Your goal:
Repeat every line of the listing below exactly, minus the pictures.
=== Given material ===
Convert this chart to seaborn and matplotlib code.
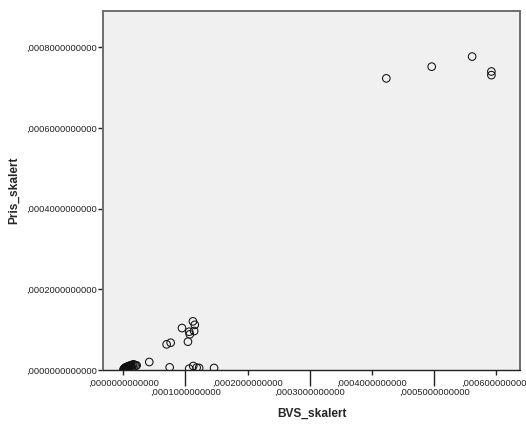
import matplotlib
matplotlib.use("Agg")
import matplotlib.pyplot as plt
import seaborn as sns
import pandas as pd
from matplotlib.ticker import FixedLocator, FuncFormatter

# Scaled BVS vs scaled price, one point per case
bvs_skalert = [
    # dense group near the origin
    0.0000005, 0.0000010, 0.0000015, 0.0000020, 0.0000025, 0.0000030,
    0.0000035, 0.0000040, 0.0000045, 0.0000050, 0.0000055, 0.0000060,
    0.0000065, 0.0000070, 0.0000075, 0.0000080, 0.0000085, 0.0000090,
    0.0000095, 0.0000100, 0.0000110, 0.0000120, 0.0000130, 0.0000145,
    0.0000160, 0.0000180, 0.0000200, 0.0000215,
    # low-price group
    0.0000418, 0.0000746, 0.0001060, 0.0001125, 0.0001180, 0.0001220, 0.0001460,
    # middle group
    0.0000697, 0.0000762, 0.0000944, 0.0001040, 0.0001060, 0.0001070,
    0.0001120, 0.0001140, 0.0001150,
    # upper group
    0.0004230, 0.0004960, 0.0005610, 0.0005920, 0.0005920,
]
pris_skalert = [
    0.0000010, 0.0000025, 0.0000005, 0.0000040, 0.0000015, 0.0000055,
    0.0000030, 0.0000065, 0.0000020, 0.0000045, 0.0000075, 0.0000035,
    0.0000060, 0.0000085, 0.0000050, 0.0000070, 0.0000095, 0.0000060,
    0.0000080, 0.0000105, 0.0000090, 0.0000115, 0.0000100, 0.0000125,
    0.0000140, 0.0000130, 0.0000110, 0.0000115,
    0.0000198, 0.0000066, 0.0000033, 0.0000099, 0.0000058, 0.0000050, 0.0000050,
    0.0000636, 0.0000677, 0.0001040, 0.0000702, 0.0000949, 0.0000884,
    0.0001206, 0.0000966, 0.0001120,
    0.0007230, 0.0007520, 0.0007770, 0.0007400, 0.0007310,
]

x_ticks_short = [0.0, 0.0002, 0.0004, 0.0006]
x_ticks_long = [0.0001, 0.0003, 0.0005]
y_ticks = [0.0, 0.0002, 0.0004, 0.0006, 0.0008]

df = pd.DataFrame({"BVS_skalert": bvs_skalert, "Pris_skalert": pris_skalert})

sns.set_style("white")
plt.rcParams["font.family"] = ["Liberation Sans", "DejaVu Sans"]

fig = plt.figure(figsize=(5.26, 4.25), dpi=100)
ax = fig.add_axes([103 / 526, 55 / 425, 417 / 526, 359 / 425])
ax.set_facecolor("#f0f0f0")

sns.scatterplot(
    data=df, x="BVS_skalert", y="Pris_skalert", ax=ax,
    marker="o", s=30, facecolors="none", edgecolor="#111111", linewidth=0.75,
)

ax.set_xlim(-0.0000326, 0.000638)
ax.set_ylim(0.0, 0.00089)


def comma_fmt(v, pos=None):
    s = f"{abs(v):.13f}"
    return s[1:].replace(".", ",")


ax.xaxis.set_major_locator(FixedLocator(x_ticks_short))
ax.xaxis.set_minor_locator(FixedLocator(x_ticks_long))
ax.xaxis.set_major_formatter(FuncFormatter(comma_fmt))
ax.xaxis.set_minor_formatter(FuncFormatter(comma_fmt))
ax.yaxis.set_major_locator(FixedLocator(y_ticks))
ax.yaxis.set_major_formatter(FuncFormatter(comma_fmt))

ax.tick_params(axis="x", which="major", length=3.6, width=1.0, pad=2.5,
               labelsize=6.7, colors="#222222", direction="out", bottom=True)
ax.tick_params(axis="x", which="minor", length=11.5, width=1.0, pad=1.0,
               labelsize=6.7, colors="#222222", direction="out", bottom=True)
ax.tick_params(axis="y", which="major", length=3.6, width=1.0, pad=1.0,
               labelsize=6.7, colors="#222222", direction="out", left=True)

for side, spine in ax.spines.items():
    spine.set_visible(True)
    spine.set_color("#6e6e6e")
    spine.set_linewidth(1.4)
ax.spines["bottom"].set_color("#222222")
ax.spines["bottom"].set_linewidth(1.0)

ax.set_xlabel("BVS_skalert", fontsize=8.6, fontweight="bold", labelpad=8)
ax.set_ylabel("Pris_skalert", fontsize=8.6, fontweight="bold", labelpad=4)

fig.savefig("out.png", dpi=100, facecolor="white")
===
The answer:
Convert this chart to seaborn and matplotlib code.
import matplotlib
matplotlib.use("Agg")
import matplotlib.pyplot as plt
import seaborn as sns
import pandas as pd
from matplotlib.ticker import FixedLocator, FuncFormatter

# Scaled BVS vs scaled price, one point per case
bvs_skalert = [
    # dense group near the origin
    0.0000005, 0.0000010, 0.0000015, 0.0000020, 0.0000025, 0.0000030,
    0.0000035, 0.0000040, 0.0000045, 0.0000050, 0.0000055, 0.0000060,
    0.0000065, 0.0000070, 0.0000075, 0.0000080, 0.0000085, 0.0000090,
    0.0000095, 0.0000100, 0.0000110, 0.0000120, 0.0000130, 0.0000145,
    0.0000160, 0.0000180, 0.0000200, 0.0000215,
    # low-price group
    0.0000418, 0.0000746, 0.0001060, 0.0001125, 0.0001180, 0.0001220, 0.0001460,
    # middle group
    0.0000697, 0.0000762, 0.0000944, 0.0001040, 0.0001060, 0.0001070,
    0.0001120, 0.0001140, 0.0001150,
    # upper group
    0.0004230, 0.0004960, 0.0005610, 0.0005920, 0.0005920,
]
pris_skalert = [
    0.0000010, 0.0000025, 0.0000005, 0.0000040, 0.0000015, 0.0000055,
    0.0000030, 0.0000065, 0.0000020, 0.0000045, 0.0000075, 0.0000035,
    0.0000060, 0.0000085, 0.0000050, 0.0000070, 0.0000095, 0.0000060,
    0.0000080, 0.0000105, 0.0000090, 0.0000115, 0.0000100, 0.0000125,
    0.0000140, 0.0000130, 0.0000110, 0.0000115,
    0.0000198, 0.0000066, 0.0000033, 0.0000099, 0.0000058, 0.0000050, 0.0000050,
    0.0000636, 0.0000677, 0.0001040, 0.0000702, 0.0000949, 0.0000884,
    0.0001206, 0.0000966, 0.0001120,
    0.0007230, 0.0007520, 0.0007770, 0.0007400, 0.0007310,
]

x_ticks_short = [0.0, 0.0002, 0.0004, 0.0006]
x_ticks_long = [0.0001, 0.0003, 0.0005]
y_ticks = [0.0, 0.0002, 0.0004, 0.0006, 0.0008]

df = pd.DataFrame({"BVS_skalert": bvs_skalert, "Pris_skalert": pris_skalert})

sns.set_style("white")
plt.rcParams["font.family"] = ["Liberation Sans", "DejaVu Sans"]

fig = plt.figure(figsize=(5.26, 4.25), dpi=100)
ax = fig.add_axes([103 / 526, 55 / 425, 417 / 526, 359 / 425])
ax.set_facecolor("#f0f0f0")

sns.scatterplot(
    data=df, x="BVS_skalert", y="Pris_skalert", ax=ax,
    marker="o", s=30, facecolors="none", edgecolor="#111111", linewidth=0.75,
)

ax.set_xlim(-0.0000326, 0.000638)
ax.set_ylim(0.0, 0.00089)


def comma_fmt(v, pos=None):
    s = f"{abs(v):.13f}"
    return s[1:].replace(".", ",")


ax.xaxis.set_major_locator(FixedLocator(x_ticks_short))
ax.xaxis.set_minor_locator(FixedLocator(x_ticks_long))
ax.xaxis.set_major_formatter(FuncFormatter(comma_fmt))
ax.xaxis.set_minor_formatter(FuncFormatter(comma_fmt))
ax.yaxis.set_major_locator(FixedLocator(y_ticks))
ax.yaxis.set_major_formatter(FuncFormatter(comma_fmt))

ax.tick_params(axis="x", which="major", length=3.6, width=1.0, pad=2.5,
               labelsize=6.7, colors="#222222", direction="out", bottom=True)
ax.tick_params(axis="x", which="minor", length=11.5, width=1.0, pad=1.0,
               labelsize=6.7, colors="#222222", direction="out", bottom=True)
ax.tick_params(axis="y", which="major", length=3.6, width=1.0, pad=1.0,
               labelsize=6.7, colors="#222222", direction="out", left=True)

for side, spine in ax.spines.items():
    spine.set_visible(True)
    spine.set_color("#6e6e6e")
    spine.set_linewidth(1.4)
ax.spines["bottom"].set_color("#222222")
ax.spines["bottom"].set_linewidth(1.0)

ax.set_xlabel("BVS_skalert", fontsize=8.6, fontweight="bold", labelpad=8)
ax.set_ylabel("Pris_skalert", fontsize=8.6, fontweight="bold", labelpad=4)

fig.savefig("out.png", dpi=100, facecolor="white")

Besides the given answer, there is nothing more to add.